« Au secours, j’ai un précoce ingérable qui arrive dans ma classe à la rentrée ! Peux-tu m’aider, le gamin est difficile, je suis un peu paniquée… » Ce SMS anxieux était signé par l’une de mes amies, institutrice en primaire, qui comme tous les instits n’avait reçu aucune formations pour gérer ces drôles de « zèbres »… Et comme elle n’est donc pas la seule à ne pas savoir que ce type de profil peut être une chance pour toute la classe, voici ce que je lui ai répondu…

Il faut dire que pour ma copine instit, la perspective d’accueillir Sacha* dans sa classe n’avait rien de réjouissant. Scolarisé en CE2, cet élève de 8 ans et demi venait d’être diagnostiqué précoce suite à des problèmes de comportements à l’école. Le test avait été sans appel, avec un QI de 145, on avait clairement affaire à un HP++. Oui, mais c’était sans savoir que ce type de bilan ne fait que poser un chiffre, et ne présage en aucun cas ni de la réussite ni de l’épanouissement de l’enfant, bien au contraire. Il suffit de se rappeler qu’un tiers des Hauts Potentiels est en échec scolaire pour relativiser la « bonne nouvelle »… Toujours est-il que si Sacha atteignait haut la main le niveau des CM2, l’Éducation Nationale avait décidé de le faire passer en CM1 en cours d’année pour pallier à son ennui profond.. Mais en attendant, Sacha était un élève dissipé et insolent, qui bavardait sans cesse, provoquait les adultes et n’allait jamais au bout des choses. Pas vraiment le profil d’enfant que ma copine rêvait d’avoir dans sa classe !

La première chose à faire était donc ce lui expliquer pourquoi Sacha réagissait ainsi. Contrairement aux autres enfants qui ont besoin de répéter les choses pour les intégrer, ce petit précoce est totalement exaspéré par la répétition : pourquoi faire et refaire les choses alors qu’une seule fois suffit ? On peut passer à autre chose ? Doté d’une mémoire d’éléphant, Sacha a aussi besoin que les idées fassent sens pour les retenir.
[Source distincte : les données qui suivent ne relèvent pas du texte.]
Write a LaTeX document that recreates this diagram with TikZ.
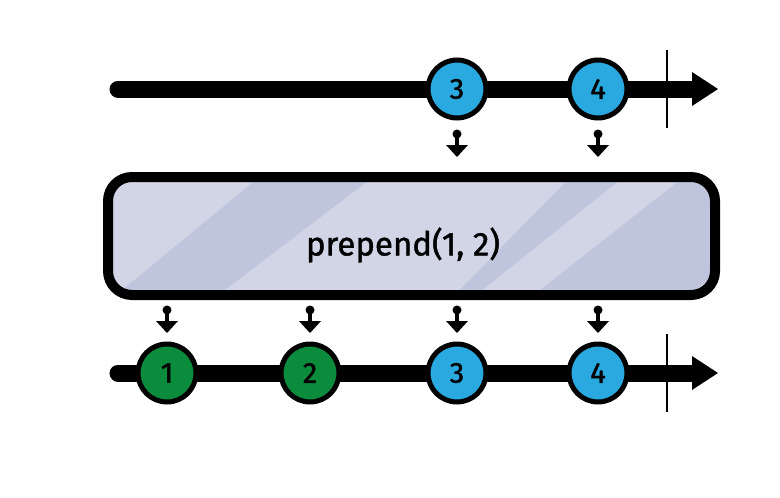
\documentclass[tikz,border=0pt]{standalone}
\usepackage{fontspec}
\setmainfont{Fira Sans}
\newfontfamily\markfont{Fira Sans}[FakeBold=1.3]
\definecolor{mblue}{HTML}{29A9E0}
\definecolor{mgreen}{HTML}{0B8C3C}
\definecolor{boxfill}{HTML}{BFC5DC}
\definecolor{boxlight}{HTML}{D1D5E5}
\begin{document}
\begin{tikzpicture}[x=1pt,y=-1pt,
  marble/.style={circle,draw=black,line width=5pt,minimum size=58pt,inner sep=0pt,font=\markfont\fontsize{29}{29}\selectfont},
  bluem/.style={marble,fill=mblue},
  greenm/.style={marble,fill=mgreen},
  axis/.style={line width=17pt,line cap=round},
  tick/.style={line width=2.8pt},
  drop/.pic={
    \fill (0,0) circle (4.5);
    \draw[line width=4.5pt] (0,0) -- (0,12);
    \fill (-11,11) -- (11,11) -- (0,23) -- cycle;
  }]
\useasboundingbox (0,0) rectangle (780,498);

% top timeline
\coordinate (ts) at (118,89);
\coordinate (te) at (700,89);
\draw[axis] (ts) -- (te);
\fill (te) ++(-8,-17) -- ++(26,17) -- ++(-26,17) -- cycle;
\draw[tick] (667,50) -- (667,128);
\node[bluem] (t3) at (457,89) {3};
\node[bluem] (t4) at (598,89) {4};

\pic at (457,134) {drop};
\pic at (598,134) {drop};

% operator box
\begin{scope}
  \clip[rounded corners=24pt] (107,176) rectangle (716,296);
  \fill[boxfill] (100,170) rectangle (720,300);
  \fill[boxlight] (-100,300) -- (110,300) -- (265,172) -- (60,172) -- cycle;
  \fill[boxlight] (212,300) -- (450,300) -- (575,172) -- (380,172) -- cycle;
  \fill[boxlight] (470,300) -- (527,300) -- (690,172) -- (630,172) -- cycle;
  \fill[boxlight] (683,300) -- (800,300) -- (900,172) -- (843,172) -- cycle;
\end{scope}
\node[draw=black,line width=10pt,rounded corners=24pt,minimum width=607pt,minimum height=118pt] (op) at (411.5,236) {};
\node[font=\markfont\fontsize{33}{33}\selectfont] (lbl) at (403,245) {prepend(1, 2)};

\pic at (167,310) {drop};
\pic at (310,310) {drop};
\pic at (457,310) {drop};
\pic at (598,310) {drop};

% bottom timeline
\coordinate (bs) at (118,373);
\coordinate (be) at (700,373);
\draw[axis] (bs) -- (be);
\fill (be) ++(-8,-17) -- ++(26,17) -- ++(-26,17) -- cycle;
\draw[tick] (667,334) -- (667,412);
\node[greenm] (b1) at (167,373) {1};
\node[greenm] (b2) at (310,373) {2};
\node[bluem] (b3) at (457,373) {3};
\node[bluem] (b4) at (598,373) {4};
\end{tikzpicture}
\end{document}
S’il comprend la logique d’un concept, il le retient instantanément, mais s’il n’y trouve aucun intérêt il n’y accordera pas la moindre attention et n’a donc aucune chance de retenir une poésie qu’il trouve insipide… Enfin, Sacha a besoin d’un cadre affectif valorisant et stimulant. Si on le considère comme un élève problématique, il est condamné à stagner, alors que si on prend la peine de s’adapter à son profil, il avancera à pas de géant…

– « D’accord, a répondu ma copine instit, mais moi j’ai une classe de 28 gamins dont 27 ont besoin de répéter, je dois leur faire apprendre des poésies, j’ai cinq enfants qui ne savent pas encore bien lire et je n’ai pas le temps d’accompagner un petit précoce à plein temps, alors je fais quoi ? ».
– Et bien tu en fais ton assistant ! Tu responsabilises Sacha en lui demandant d’aider ses camarades en difficulté, tu lui fais faire des exposés aussi souvent que nécessaire, tu lui confies des missions diversifiées tout au long de la journée, bref tu en fais ton allié !
– Sacha, mon allié ? Attend, on parle bien d’un enfant qui ne tient pas en place, là…
– Justement ! S’il ne tient pas en place sur sa chaise, fais- le bouger ! Demande-lui de faire la lecture à ses camarades qui ont encore du mal à lire, et tu verras qu’il va obtenir des résultats qui vont t’étonner…

Quelques semaines plus tard, mon amie (qui est aussi une super instit !) m’a rappelée. Elle avait écouté mes conseils et Sacha était devenu un élève épanoui qui prenait à cœur ses nouvelles « missions » et venait à l’école avec le sourire. Stimulé et valorisé, il se sentait compris et utile et avait retrouvé l’enthousiasme dont il avait besoin pour avancer… Comme tous les enfants (et les adultes !) à haut potentiel, il avait finalement découvert que l’enthousiasme est un moteur puissant, qui peut bloquer la mécanique quand il disparaît, et faire pousser des ailes quand il revient !

C.V.

Les prénoms ont été modifiés et toutes les histoires racontées dans ce blog sont respectueuses du secret professionnel et de l’histoire personnelle des patients.